> RECORDS TO PROCESS:
_ _ _ _ _

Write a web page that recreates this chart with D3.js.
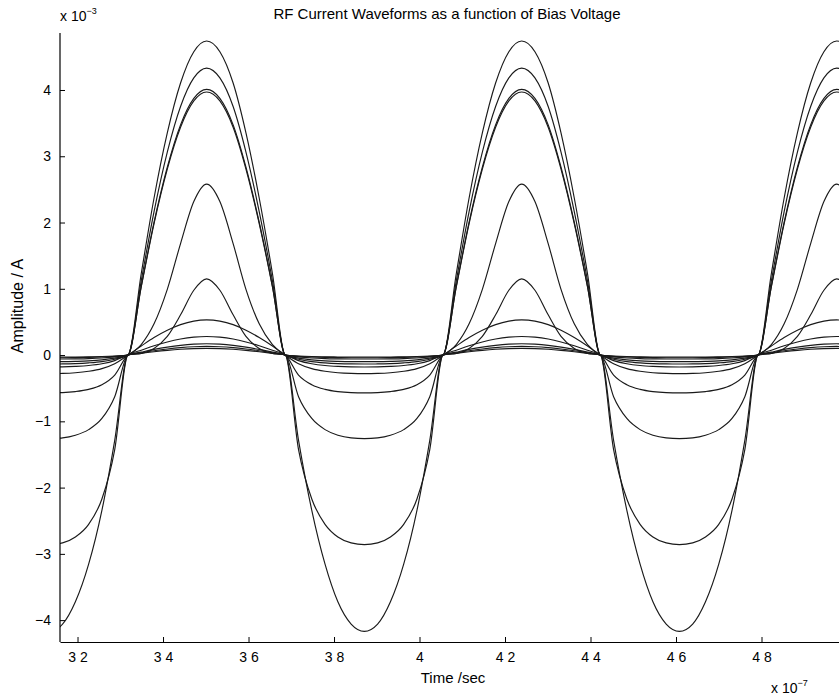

_ _ _ _ _

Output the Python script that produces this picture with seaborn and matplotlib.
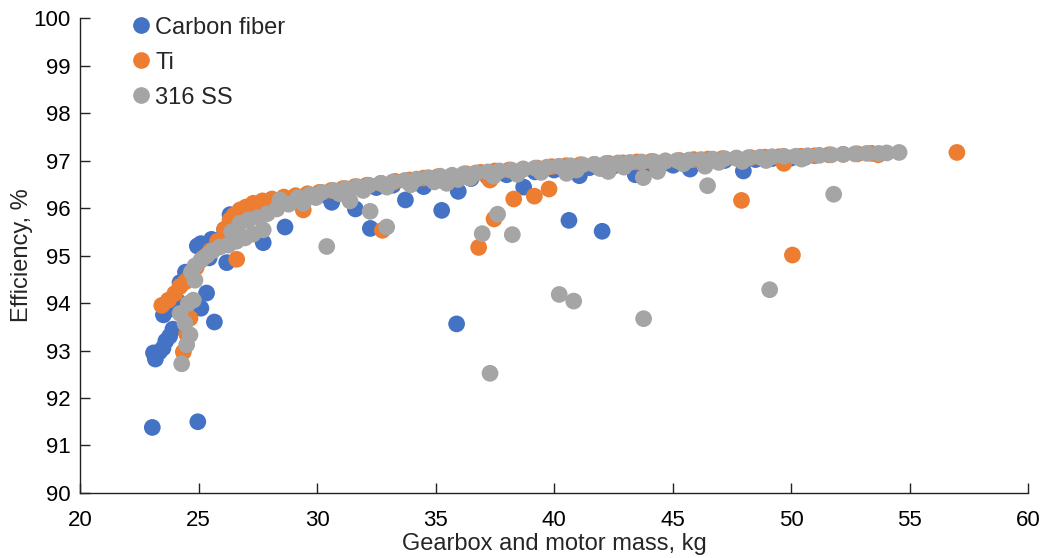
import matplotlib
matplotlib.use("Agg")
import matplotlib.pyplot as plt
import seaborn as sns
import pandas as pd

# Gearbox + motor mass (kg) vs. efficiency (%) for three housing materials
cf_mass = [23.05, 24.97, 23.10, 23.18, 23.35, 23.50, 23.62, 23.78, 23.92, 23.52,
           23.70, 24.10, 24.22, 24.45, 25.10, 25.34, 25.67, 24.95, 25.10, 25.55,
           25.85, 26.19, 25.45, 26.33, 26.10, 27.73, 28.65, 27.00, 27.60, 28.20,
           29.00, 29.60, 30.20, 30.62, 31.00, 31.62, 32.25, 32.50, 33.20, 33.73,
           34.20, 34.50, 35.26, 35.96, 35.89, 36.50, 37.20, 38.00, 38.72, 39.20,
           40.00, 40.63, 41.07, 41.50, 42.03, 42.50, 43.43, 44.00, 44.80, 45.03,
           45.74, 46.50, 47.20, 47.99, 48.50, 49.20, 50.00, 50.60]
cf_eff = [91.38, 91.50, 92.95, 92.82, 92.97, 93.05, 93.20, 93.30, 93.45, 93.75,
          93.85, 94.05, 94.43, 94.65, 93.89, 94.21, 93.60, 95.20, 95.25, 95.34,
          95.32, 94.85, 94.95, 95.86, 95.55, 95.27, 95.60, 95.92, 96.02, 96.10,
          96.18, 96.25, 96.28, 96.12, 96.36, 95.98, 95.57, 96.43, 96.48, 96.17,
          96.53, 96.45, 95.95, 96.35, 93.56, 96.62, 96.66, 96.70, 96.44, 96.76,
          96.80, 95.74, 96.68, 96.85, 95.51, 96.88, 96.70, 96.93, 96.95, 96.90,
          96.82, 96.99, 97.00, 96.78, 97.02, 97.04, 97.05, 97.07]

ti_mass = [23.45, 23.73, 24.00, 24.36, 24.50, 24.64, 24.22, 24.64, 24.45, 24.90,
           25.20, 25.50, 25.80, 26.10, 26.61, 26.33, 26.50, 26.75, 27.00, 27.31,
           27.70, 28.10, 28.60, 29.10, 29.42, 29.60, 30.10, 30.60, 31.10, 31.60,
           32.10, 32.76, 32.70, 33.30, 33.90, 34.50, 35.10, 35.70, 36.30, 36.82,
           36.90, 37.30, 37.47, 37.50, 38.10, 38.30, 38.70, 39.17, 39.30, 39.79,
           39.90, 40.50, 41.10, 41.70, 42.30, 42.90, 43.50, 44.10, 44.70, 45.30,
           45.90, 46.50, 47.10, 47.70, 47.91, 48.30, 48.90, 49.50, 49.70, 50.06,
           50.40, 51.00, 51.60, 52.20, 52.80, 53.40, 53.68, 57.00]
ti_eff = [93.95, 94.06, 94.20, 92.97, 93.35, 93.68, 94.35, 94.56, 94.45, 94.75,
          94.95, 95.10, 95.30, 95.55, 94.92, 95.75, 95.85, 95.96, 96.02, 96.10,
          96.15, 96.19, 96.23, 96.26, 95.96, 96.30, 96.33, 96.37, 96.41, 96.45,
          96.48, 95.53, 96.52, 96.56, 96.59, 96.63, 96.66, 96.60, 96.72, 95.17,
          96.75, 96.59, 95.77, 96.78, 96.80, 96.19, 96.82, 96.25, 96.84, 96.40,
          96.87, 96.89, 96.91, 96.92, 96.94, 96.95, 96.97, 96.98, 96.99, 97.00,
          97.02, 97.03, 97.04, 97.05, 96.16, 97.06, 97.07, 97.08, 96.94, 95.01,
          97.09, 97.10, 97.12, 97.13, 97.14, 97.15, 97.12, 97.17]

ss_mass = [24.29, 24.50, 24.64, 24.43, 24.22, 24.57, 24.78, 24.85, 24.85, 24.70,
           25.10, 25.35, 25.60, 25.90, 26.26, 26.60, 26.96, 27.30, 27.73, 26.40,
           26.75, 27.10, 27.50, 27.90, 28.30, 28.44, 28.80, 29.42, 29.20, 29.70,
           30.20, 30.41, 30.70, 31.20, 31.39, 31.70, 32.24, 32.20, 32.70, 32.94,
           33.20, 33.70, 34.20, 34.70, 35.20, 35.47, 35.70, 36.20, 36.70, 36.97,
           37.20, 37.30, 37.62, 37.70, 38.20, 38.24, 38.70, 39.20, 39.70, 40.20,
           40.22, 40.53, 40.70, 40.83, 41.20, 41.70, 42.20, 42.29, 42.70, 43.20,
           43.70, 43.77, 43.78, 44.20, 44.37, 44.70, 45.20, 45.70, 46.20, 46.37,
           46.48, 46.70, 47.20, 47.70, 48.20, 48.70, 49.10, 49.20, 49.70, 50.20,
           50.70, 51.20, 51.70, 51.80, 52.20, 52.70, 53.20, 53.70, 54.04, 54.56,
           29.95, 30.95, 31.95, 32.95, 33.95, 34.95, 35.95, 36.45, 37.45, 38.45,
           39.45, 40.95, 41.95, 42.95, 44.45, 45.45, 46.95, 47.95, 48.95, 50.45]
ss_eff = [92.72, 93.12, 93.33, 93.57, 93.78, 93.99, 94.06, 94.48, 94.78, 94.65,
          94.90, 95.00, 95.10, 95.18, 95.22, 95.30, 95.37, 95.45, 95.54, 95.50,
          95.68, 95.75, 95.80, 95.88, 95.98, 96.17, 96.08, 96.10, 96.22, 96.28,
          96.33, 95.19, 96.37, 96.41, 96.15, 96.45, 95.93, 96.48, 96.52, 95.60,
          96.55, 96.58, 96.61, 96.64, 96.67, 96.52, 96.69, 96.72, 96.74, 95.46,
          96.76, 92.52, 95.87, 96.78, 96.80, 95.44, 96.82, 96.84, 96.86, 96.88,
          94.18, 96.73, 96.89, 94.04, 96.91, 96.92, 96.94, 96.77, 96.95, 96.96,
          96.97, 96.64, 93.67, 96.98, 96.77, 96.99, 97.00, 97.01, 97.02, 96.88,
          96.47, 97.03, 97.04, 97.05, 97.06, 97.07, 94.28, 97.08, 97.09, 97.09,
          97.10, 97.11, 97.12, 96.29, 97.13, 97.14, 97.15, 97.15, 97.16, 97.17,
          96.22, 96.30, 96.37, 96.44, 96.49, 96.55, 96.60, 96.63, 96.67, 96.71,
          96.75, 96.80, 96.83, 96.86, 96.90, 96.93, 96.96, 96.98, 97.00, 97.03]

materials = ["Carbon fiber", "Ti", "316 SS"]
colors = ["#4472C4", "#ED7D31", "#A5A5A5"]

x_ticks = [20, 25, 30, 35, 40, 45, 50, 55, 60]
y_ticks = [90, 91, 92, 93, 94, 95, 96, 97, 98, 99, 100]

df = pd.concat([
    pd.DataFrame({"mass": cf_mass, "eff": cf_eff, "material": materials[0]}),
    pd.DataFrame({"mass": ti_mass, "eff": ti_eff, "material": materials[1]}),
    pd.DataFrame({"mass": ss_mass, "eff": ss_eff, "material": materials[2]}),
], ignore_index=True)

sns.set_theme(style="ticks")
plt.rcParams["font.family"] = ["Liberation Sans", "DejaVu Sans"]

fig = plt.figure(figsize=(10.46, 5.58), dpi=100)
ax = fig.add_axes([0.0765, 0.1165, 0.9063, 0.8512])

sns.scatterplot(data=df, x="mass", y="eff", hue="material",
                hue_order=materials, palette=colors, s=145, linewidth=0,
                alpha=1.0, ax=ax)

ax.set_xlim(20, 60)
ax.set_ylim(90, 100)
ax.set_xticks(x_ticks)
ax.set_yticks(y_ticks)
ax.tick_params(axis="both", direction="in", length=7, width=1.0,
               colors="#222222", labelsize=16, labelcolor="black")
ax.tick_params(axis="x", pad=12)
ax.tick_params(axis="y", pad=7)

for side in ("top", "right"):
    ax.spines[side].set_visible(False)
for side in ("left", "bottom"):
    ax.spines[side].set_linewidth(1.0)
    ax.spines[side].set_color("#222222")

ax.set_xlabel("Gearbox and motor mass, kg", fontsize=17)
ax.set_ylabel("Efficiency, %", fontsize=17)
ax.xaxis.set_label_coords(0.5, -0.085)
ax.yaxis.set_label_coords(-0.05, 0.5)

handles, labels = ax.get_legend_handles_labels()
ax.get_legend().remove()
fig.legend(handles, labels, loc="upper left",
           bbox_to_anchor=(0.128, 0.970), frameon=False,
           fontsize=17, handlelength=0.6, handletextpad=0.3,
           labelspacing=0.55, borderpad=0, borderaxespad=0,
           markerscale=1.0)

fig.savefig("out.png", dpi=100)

_ _ _ _ _

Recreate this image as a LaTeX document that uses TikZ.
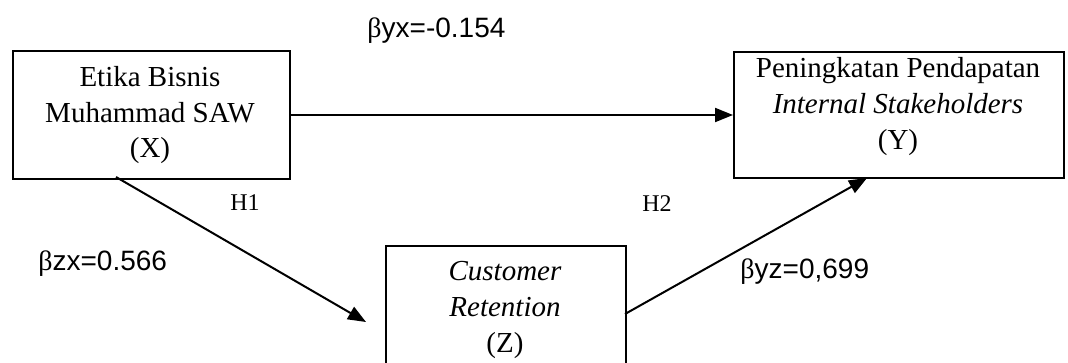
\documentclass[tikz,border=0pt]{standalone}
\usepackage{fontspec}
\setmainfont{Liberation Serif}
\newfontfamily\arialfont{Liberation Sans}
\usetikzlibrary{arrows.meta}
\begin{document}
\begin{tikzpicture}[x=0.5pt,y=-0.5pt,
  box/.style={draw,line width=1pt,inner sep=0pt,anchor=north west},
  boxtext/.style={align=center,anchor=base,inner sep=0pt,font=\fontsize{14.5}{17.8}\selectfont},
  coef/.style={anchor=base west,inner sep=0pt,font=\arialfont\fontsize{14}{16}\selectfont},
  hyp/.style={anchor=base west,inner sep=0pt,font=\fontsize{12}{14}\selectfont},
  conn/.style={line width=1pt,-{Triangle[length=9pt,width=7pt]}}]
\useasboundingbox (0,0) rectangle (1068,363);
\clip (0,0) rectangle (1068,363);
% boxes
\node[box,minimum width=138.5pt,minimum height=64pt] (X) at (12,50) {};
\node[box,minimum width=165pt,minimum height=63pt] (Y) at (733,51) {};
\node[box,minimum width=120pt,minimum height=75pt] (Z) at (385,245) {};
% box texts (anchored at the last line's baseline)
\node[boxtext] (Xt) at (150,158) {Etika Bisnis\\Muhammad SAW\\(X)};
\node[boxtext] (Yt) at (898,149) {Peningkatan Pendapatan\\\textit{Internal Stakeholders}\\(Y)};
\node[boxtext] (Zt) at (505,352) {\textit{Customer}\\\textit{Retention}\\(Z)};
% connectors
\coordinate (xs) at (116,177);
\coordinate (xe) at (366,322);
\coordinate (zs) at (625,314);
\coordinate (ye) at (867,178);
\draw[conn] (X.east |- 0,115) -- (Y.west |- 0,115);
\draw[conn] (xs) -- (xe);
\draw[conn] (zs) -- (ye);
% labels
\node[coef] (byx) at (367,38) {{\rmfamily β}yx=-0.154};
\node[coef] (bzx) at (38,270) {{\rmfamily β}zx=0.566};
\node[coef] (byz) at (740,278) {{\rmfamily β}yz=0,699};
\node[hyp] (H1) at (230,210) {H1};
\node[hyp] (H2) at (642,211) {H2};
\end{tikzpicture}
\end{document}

_ _ _ _ _

> EXERCISE INSTRUCTIONS:
Show the lines of the records that contain the word "seaborn".

> THE OUTPUT:
Output the Python script that produces this picture with seaborn and matplotlib.
import seaborn as sns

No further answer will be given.